The Scottish Prison Service (SPS) hopes to reduce re-offending after prisoners are released with a new families and parenting strategy it believes can help offenders better adjust to life on the outside.
It comes in the same week the Scottish Government will approve plans for a phased early release of 550 prisoners across the country.
That has come as a solution to rising levels of prisoners across Scotland.
This new strategy allows parents to be involved in bonding visits with their children more often.
These are quite different from standard visits and allow prisoners to play with their children and even to make breakfast together.
Dads are also offered a 10 week ‘father’s programme’ during their imprisonment which help to prepare them for parenting once released.
STV News had an exclusive look at how these visits work.
David Pringle is serving a sentence in HMP Edinburgh, every week he has the chance to see his young daughter, as well as his Mum.
“Since she’s so young it’s quite a good thing to see her as often as I can, I feel good about it” he told STV News.
“I’ll spend more time with my kids when I get out because obviously at this point, I’m missing quite a lot.”
And that carrot at the end of the stick is exactly what the SPS hopes will help reduce re-offending rates and in turn bring down the number of people being held behind bars.
David’s Mum Anne Murdoch brings her granddaughter to see David every week, she tells us it has a big impact for both of them.
“It’s just brilliant.
“She draws up at the front bit of the building and she goes ‘Daddy, daddy’.
“She runs down the corridor shouting ‘Daddy’”.
David said: “Other visits you have to sit in your seat all the time, whereas with bonded visits you get to get up, walk around with your kid, as opposed to just sitting in a chair the whole time.”
Officials hope that by preparing offenders for family life and maintaining normal contact with children it’ll make the transition after release easier.
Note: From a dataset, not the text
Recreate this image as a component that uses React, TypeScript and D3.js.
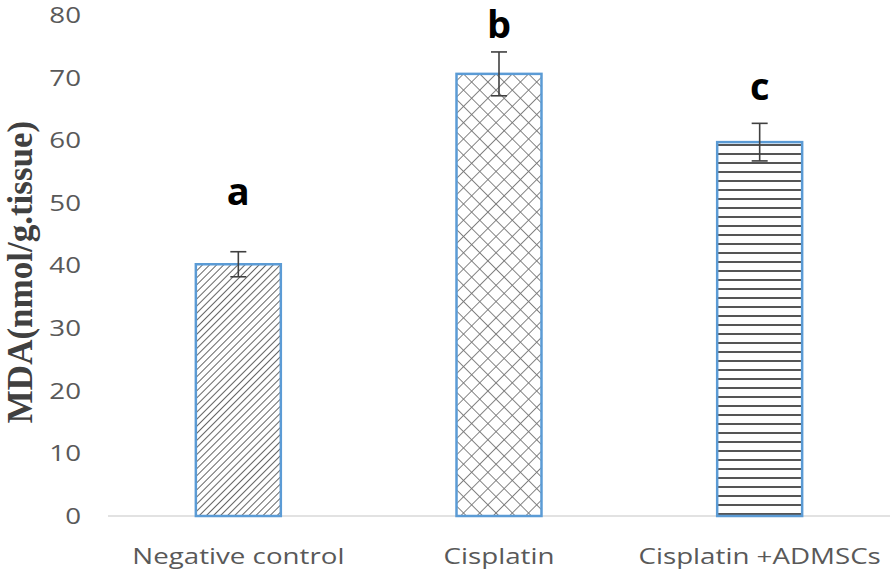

Fiona Cruickshanks is the Governor at HMP Edinburgh.
She admits the rising population within prison has made things harder but believes policies like this one can help ease pressures.
“Everything becomes more challenging when we’ve got high prison population it puts additional pressure on our resources, so we have more individuals all vying for the same service.
“Individuals that we have in prison are going to be going back out and back into that family unit.
“If we can work with them and their kids to try and develop and strengthen those family relationships then it means that when they return to the community the transition is a lot easier for them.”
The charity ‘Early Years Scotland’ are heavily involved in this new policy, which in many ways has already been in practice in some prisons – such as HMP Edinburgh.
Chief Executive Jane Brumpton said: “They have that chance to really bond and play and have fun with their child, even within what could be seen quite a challenging environment.”
“They talk to us about saying ‘I know now that my child needs me, I’m not going to come back in’”.
This strategy also focuses on the benefits for the children of prisoners.
Jane continued: “We do know how much of an impact that has for young children if they can develop those bonds and keep that relationship with their parents in prison.
“We know that is really needed, and it results in better outcomes for children and families.”
This strategy has been put in place across Scotland’s prisons for the next five years.